Beat anxiety by installing a bigger, better offer called curiosity
Anxiety often arrives like weather, not like a choice. Your phone vibrates, a name flashes, and your chest tightens before you even swipe. The mind pushes back—don’t feel this, not now—and the body tightens more. Try a different entry. Say, “anxiety is here,” and let your eyes open just a little wider than usual. Add a quiet “hmm,” the sound you make when you’re interested in a new recipe or a bird you can’t quite identify on a walk.
Now find the strongest sensation. Maybe it’s a band around your ribs or a fizzing in the throat. Ask where exactly it lives, whether it moves, if it has edges. For the next minute, drop the story and let your curiosity do the work. One client told me she realized the knot in her gut pulsed like a slow tide and then softened when she tracked it, which surprised her enough to laugh.
There’s a micro-anecdote I love. A nurse kept saying “hmm” under her breath before entering a room that scared her. Two weeks later she noticed the habit was automatic, and the rooms felt less sharp. She still had hard days, but the urge to bolt had lost its edge. I might be wrong, but the small rituals that shift our state are the ones we actually use.
From a brain point of view, this works because curiosity is rewarding and expansive, the opposite of the contracted feel of anxiety. Reward-based learning always chooses the more valuable option over time. When you install an internally available, more pleasant “behavior” (curiosity), your habits naturally pivot toward it. You’re not forcing calm, you’re training preference.
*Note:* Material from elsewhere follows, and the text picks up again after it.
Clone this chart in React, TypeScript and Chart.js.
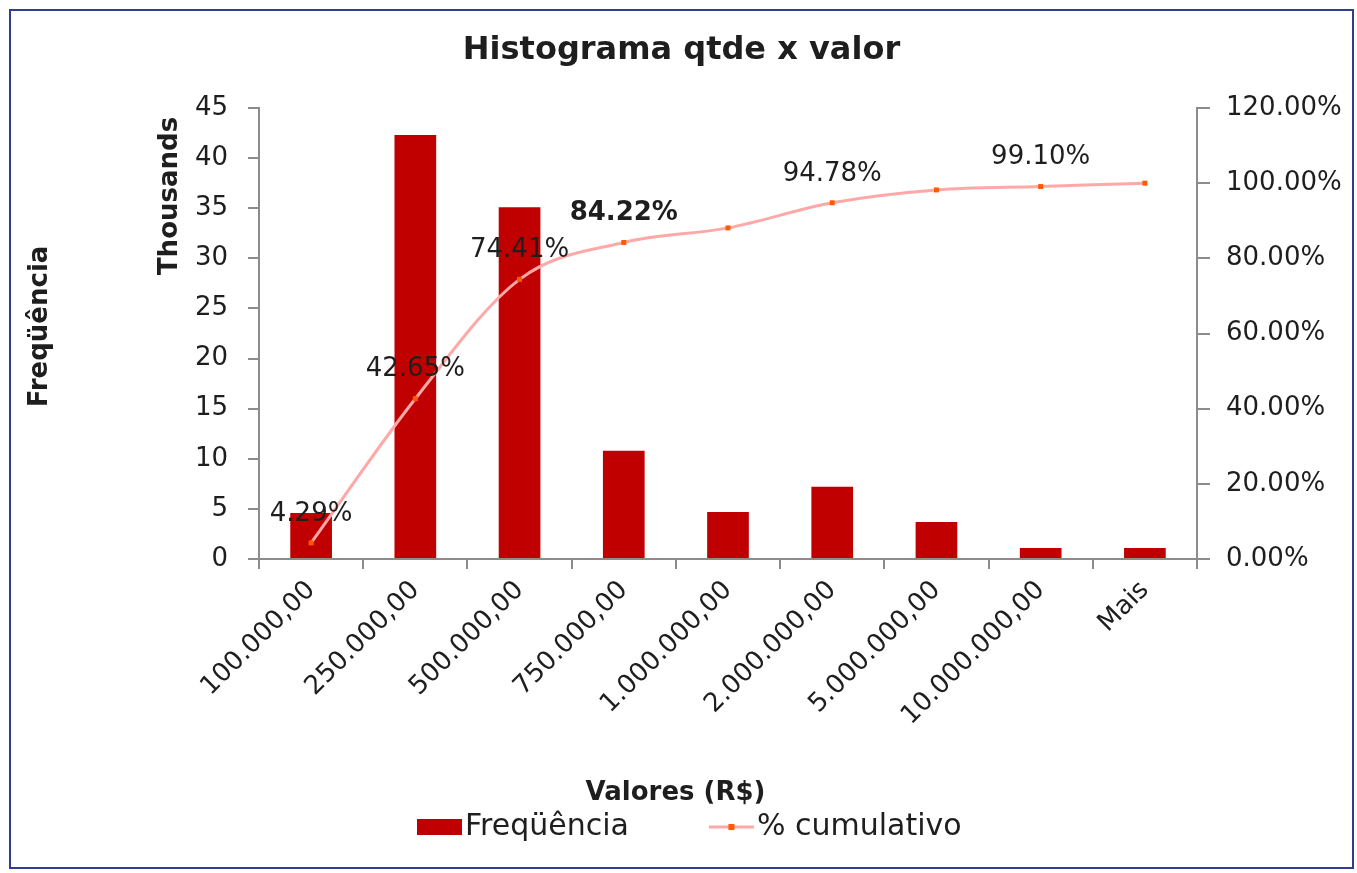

When anxiety pops, say, “anxiety is here,” then gently widen your eyes and let a soft “hmm” come through your nose or lips. Pick the strongest sensation and get interested in its exact location, movement, and feel for a minute. Then ask your body which feels better, curiosity or spinning, and let that answer guide what you do next. Repeat this tiny sequence each time you feel a jolt today, so your brain starts preferring the bigger, better offer without a fight. Try it with the very next ping you get.
What You'll Achieve
Internally, swap fear-driven contraction for an interested, expansive state that supports learning. Externally, stay present in hard moments, reduce avoidance behaviors, and make steadier decisions under pressure.
Drop a curious “hmm” on contact
Label the moment first
Whisper, “anxiety is here,” to stop fighting. Naming reduces reactivity and primes observation.
Widen your eyes slightly
Open your gaze a bit and add a soft “hmm.” This somatic cue nudges your brain toward information-gathering rather than threat response.
Get interested in one sensation
Pick the strongest sensation and study its exact location, movement, and texture for 30–60 seconds.
Compare feelings directly
Ask, “What feels better right now, this curiosity or spinning?” Let your body answer. Remember that better feelings train the brain.
Reflection Questions
- What does curiosity feel like in my body compared to anxiety?
- Which cue could remind me to say a quiet “hmm” today?
- Where do I notice less avoidance when I practice this for a week?
- What specific situations make curiosity hard, and how can I simplify them?
Personalization Tips
- Sports: Before a penalty kick, widen your eyes and get curious about the swirl in your stomach instead of pushing it away.
- Relationships: During a hard talk, spot the throat tightness and explore it with a quiet “hmm,” which keeps you engaged instead of defensive.